This question regards the difference between being path-connected as a topological space, i.e. "Every two point $x,y \in X$ can be connected with a path" and being connected in a graph sense: "A graph $G$ is connected if there is a path in $G$ between any pair of distinct vertices."
I can see that being connected in a graph sense implies being path connected in a topological sense, but how do I show that being path connected in a topological sense implies being connected as a graph (at least for finite graphs)?
Best Answer
Let $G=(V,E)$ be a graph with vertices $V$ and edges $E$. Let $T(G)$ be its topological realization. I will use the following fact
Proof. Assume that that $G=G_1\sqcup G_2$ as graphs, i.e. $G=G_1\cup G_2$ and there is no path between $G_1$ and $G_2$. Consider $T(G_1)$ and $T(G_2)$ which are subsets of $T(G)$. It can be easily seen that $T(G_1)\cap T(G_2)=\emptyset$. Otherwise there would be either an edge between $G_1$ and $G_2$ or they would share a vertex. Since both $T(G_1)$ and $T(G_2)$ are closed (as full subgraphs always are) then $T(G)=T(G_1)\sqcup T(G_2)$. $\Box$
As you've noted it is trivial to see that every graph path induces topological path because edges correspond to subspaces of $T(G)$ homeomorphic to $[0,1]$.

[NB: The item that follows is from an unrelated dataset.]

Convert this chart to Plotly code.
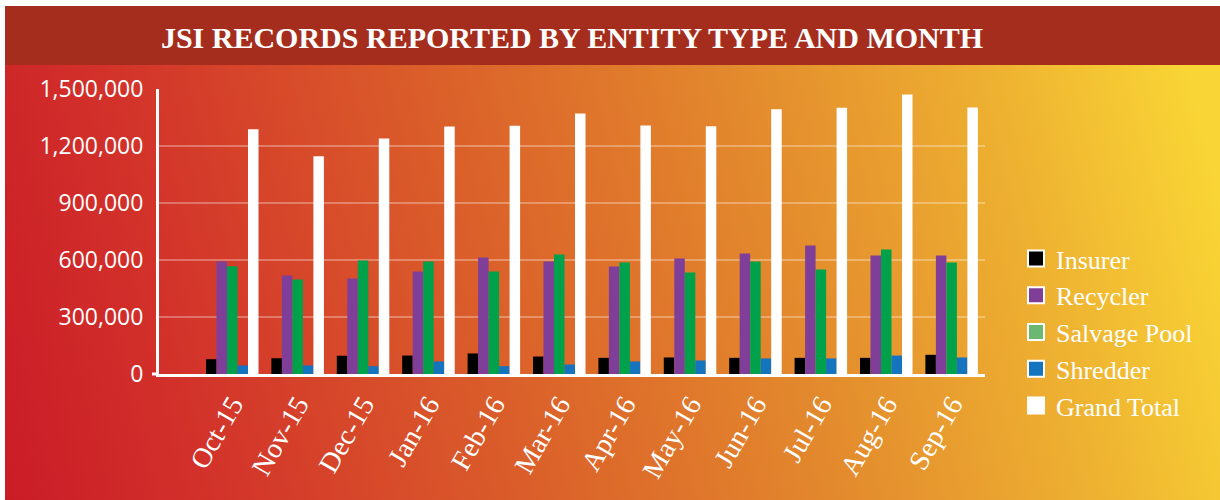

Now assume that $\lambda:[0,1]\to T(G)$ is a path between two vertices $v,w$. Assume that there is no graph path from $v$ to $w$. It follows that $G$ is a disjoint union of two subgraphs: one containing $v$ (the graph path component of $v$) and the other containing $w$ (the complement). By the lemma this implies that $T(G)$ is a disjoint union of appropriate topological realizations. In particular $v,w$ lie in different connected components and thus cannot be connected by a path. Contradiction.